Здесь гордятся «Поучительным Евангелием» Ивана Федорова. Первопечатник издал эту книгу в 1569 году. Их сохранилось во всем мире только семнадцать экземпляров. Один из них хранится в гомельском райцентре, поселке Ветка.
А древнерусская музыка, записанная крюками? Изумительное самодельное шитье, которому тогдашние девочки учились у вольнодумных монашек, обходивших окрестные села… Иконы в окладах, расшитых бисером, перламутром, стеклярусом, особыми пуговицами… Неистощима народная выдумка, бесконечно стремление наших предков к красоте!
Еще раз повторю: ничего подобного нигде не видел. Это не музей в привычном понимании — одухотворенный дом русского человека, умевшего спасаться красотой от наваждения нелегкой жизни. Народ защищался ею, и надо сказать, делал сие успешно, иначе бы давно погиб, развращаемый тлетворным духом космополитизированной псевдокультуры.
В Ветковском музее ведут огромную исследовательскую работу. Одно объяснение, расшифровка орнаменталистики белорусских рушников чего стоит. Нынешние рукодельницы уже не знают, что вышивают они некогда осмысляемые их праматерями «знаки медведя», «дороги жизни», «огня», символы женского начала и мужской силы. Неожиданными кажутся порой индийские мотивы в творчестве белорусских мастериц, но таковой неожиданность кажется только для непосвященных. Недаром Рерих, жизнь положивший на отыскание связей между русской и индийской культурами, видел в старообрядческом искусстве надежный мостик нашего сближения с народом, родственные узы с которым все явственнее видятся во мгле тысячелетий.

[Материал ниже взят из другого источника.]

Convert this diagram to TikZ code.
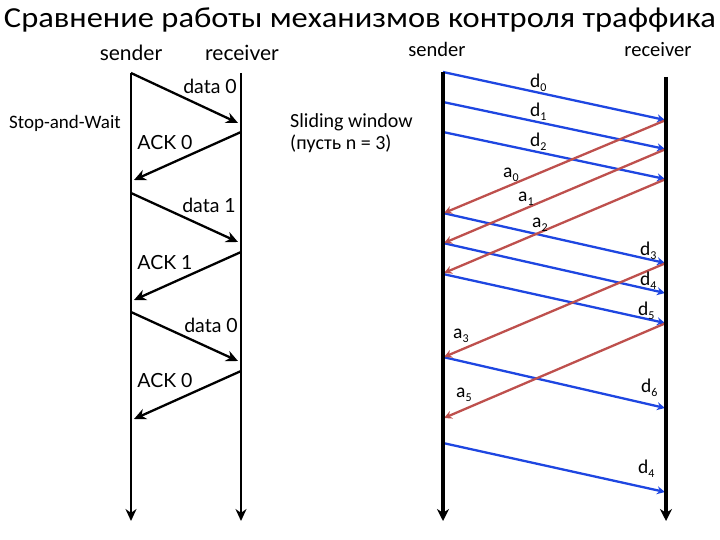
\documentclass[tikz,border=0pt]{standalone}
\usepackage{fontspec}
\setmainfont{Carlito}
\newfontfamily\gillfont{Lato}
\newfontfamily\titlefont[FakeStretch=1.12]{Carlito}
\usetikzlibrary{arrows.meta}
\definecolor{datablue}{RGB}{30,70,225}
\definecolor{ackred}{RGB}{190,80,77}
\newcommand{\idx}[1]{\raisebox{-4pt}{\fontsize{12}{13}\selectfont #1}}

\begin{document}
\begin{tikzpicture}[x=1pt, y=-1pt,
lifeline/.style={line width=2.8pt, -{Stealth[length=12pt,width=11pt]}},
lifethick/.style={line width=4.8pt, -{Stealth[length=12pt,width=12pt]}},
swmsg/.style={line width=2.3pt, -{Stealth[length=12pt,width=11pt]}},
data/.style={line width=2.3pt, datablue, -{Stealth[length=8pt,width=8pt]}},
ack/.style={line width=2.3pt, ackred, -{Stealth[length=8pt,width=8pt]}},
gill/.style={font=\gillfont\fontsize{19.5}{22}\selectfont, anchor=base, inner sep=0pt},
lbl/.style={font=\fontsize{19.5}{22}\selectfont, anchor=base west, inner sep=0pt}
]
\useasboundingbox (0,0) rectangle (720,540);

% Title
\node[anchor=base, inner sep=0pt] (title) at (360,28) {\titlefont\fontsize{29}{32}\selectfont Сравнение работы механизмов контроля траффика};

% Stop-and-Wait
\node[anchor=base, inner sep=0pt, font=\fontsize{19}{22}\selectfont] (swname) at (65,129) {Stop-and-Wait};
\node[gill, font=\gillfont\fontsize{21}{24}\selectfont] (lsend) at (131,61) {sender};
\node[gill, font=\gillfont\fontsize{21}{24}\selectfont] (lrecv) at (242,61) {receiver};

\coordinate (ls0) at (131,73);
\coordinate (ls1) at (134,180);
\coordinate (ls2) at (131,193);
\coordinate (ls3) at (134,300);
\coordinate (ls4) at (131,312);
\coordinate (ls5) at (134,419);
\coordinate (lsend end) at (131,521);
\coordinate (lr0) at (238,123);
\coordinate (lr1) at (241,132);
\coordinate (lr2) at (238,242);
\coordinate (lr3) at (241,252);
\coordinate (lr4) at (238,361);
\coordinate (lr5) at (241,371);
\coordinate (lrecv top) at (241,73);
\coordinate (lrecv end) at (241,521);

\draw[lifeline] (ls0) -- (lsend end);
\draw[lifeline] (lrecv top) -- (lrecv end);

\draw[swmsg] (ls0) -- (lr0);
\draw[swmsg] (lr1) -- (ls1);
\draw[swmsg] (ls2) -- (lr2);
\draw[swmsg] (lr3) -- (ls3);
\draw[swmsg] (ls4) -- (lr4);
\draw[swmsg] (lr5) -- (ls5);

\node[gill] (ldata0) at (210,94) {data 0};
\node[gill] (lack0) at (165,150) {ACK 0};
\node[gill] (ldata1) at (209,212) {data 1};
\node[gill] (lack1) at (165,269) {ACK 1};
\node[gill] (ldata2) at (211,332) {data 0};
\node[gill] (lack2) at (165,387) {ACK 0};

% Sliding window
\node[anchor=base west, inner sep=0pt, font=\fontsize{20}{22}\selectfont] (slname) at (290,128) {Sliding window};
\node[anchor=base west, inner sep=0pt, font=\fontsize{20}{22}\selectfont] (slnote) at (290,150) {(пусть n = 3)};
\node[anchor=base, inner sep=0pt, font=\fontsize{20.5}{22}\selectfont] (rsend) at (437,57) {sender};
\node[anchor=base, inner sep=0pt, font=\fontsize{20.5}{22}\selectfont] (rrecv) at (658,57) {receiver};

\coordinate (rsend top) at (443,72);
\coordinate (rsend end) at (443,521);
\coordinate (rrecv top) at (666,77);
\coordinate (rrecv end) at (666,521);

% data packets
\coordinate (d0s) at (443,72);  \coordinate (d0r) at (665,120);
\coordinate (d1s) at (443,102); \coordinate (d1r) at (665,149);
\coordinate (d2s) at (443,132); \coordinate (d2r) at (665,179);
\coordinate (d3s) at (443,213); \coordinate (d3r) at (665,263);
\coordinate (d4s) at (443,243); \coordinate (d4r) at (665,293);
\coordinate (d5s) at (443,274); \coordinate (d5r) at (665,323);
\coordinate (d6s) at (443,357); \coordinate (d6r) at (665,408);
\coordinate (d7s) at (443,443); \coordinate (d7r) at (665,492);

% acks
\coordinate (a0s) at (666,120); \coordinate (a0r) at (444,213);
\coordinate (a1s) at (666,149); \coordinate (a1r) at (444,243);
\coordinate (a2s) at (666,179); \coordinate (a2r) at (444,273);
\coordinate (a3s) at (666,263); \coordinate (a3r) at (444,357);
\coordinate (a5s) at (666,323); \coordinate (a5r) at (444,418);

\draw[data] (d0s) -- (d0r);
\draw[data] (d1s) -- (d1r);
\draw[data] (d2s) -- (d2r);
\draw[data] (d3s) -- (d3r);
\draw[data] (d4s) -- (d4r);
\draw[data] (d5s) -- (d5r);
\draw[data] (d6s) -- (d6r);
\draw[data] (d7s) -- (d7r);

\draw[ack] (a0s) -- (a0r);
\draw[ack] (a1s) -- (a1r);
\draw[ack] (a2s) -- (a2r);
\draw[ack] (a3s) -- (a3r);
\draw[ack] (a5s) -- (a5r);

\draw[lifethick] (rsend top) -- (rsend end);
\draw[lifethick] (rrecv top) -- (rrecv end);

\node[lbl] (ld0) at (530,88) {d\idx{0}};
\node[lbl] (ld1) at (530,117) {d\idx{1}};
\node[lbl] (ld2) at (530,147) {d\idx{2}};
\node[lbl] (la0) at (503,178) {a\idx{0}};
\node[lbl] (la1) at (518,202) {a\idx{1}};
\node[lbl] (la2) at (532,227) {a\idx{2}};
\node[lbl] (ld3) at (640,255) {d\idx{3}};
\node[lbl] (ld4) at (640,285) {d\idx{4}};
\node[lbl] (ld5) at (638,315) {d\idx{5}};
\node[lbl] (la3) at (453,338) {a\idx{3}};
\node[lbl] (la5) at (456,397) {a\idx{5}};
\node[lbl] (ld6) at (641,392) {d\idx{6}};
\node[lbl] (ld7) at (638,473) {d\idx{4}};

\end{tikzpicture}
\end{document}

А как бы осознать богатства Ветки тому, у кого нет возможности побывать в музее? Резонный вопрос, извечная ложка дегтя в то хорошее, что не утратила, к счастью, наша действительность.
Ничего такого о музее печатного, увы, нет. У Гомеля прекрасный полиграфкомбинат, но ему область не хозяйка, решает, что издавать, Минск, республика. Так что же: Белоруссии, вернее, республиканскому начальству без разницы узнают ли о Ветке, этой жемчужине общей нашей культуры, в России, Прибалтике, на Кавказе, в Средней Азии? Видимо так… По крайней мере, первый и единственный альбом, подготовленный работниками музея, давно уже лежит безо всякого движения в Минске.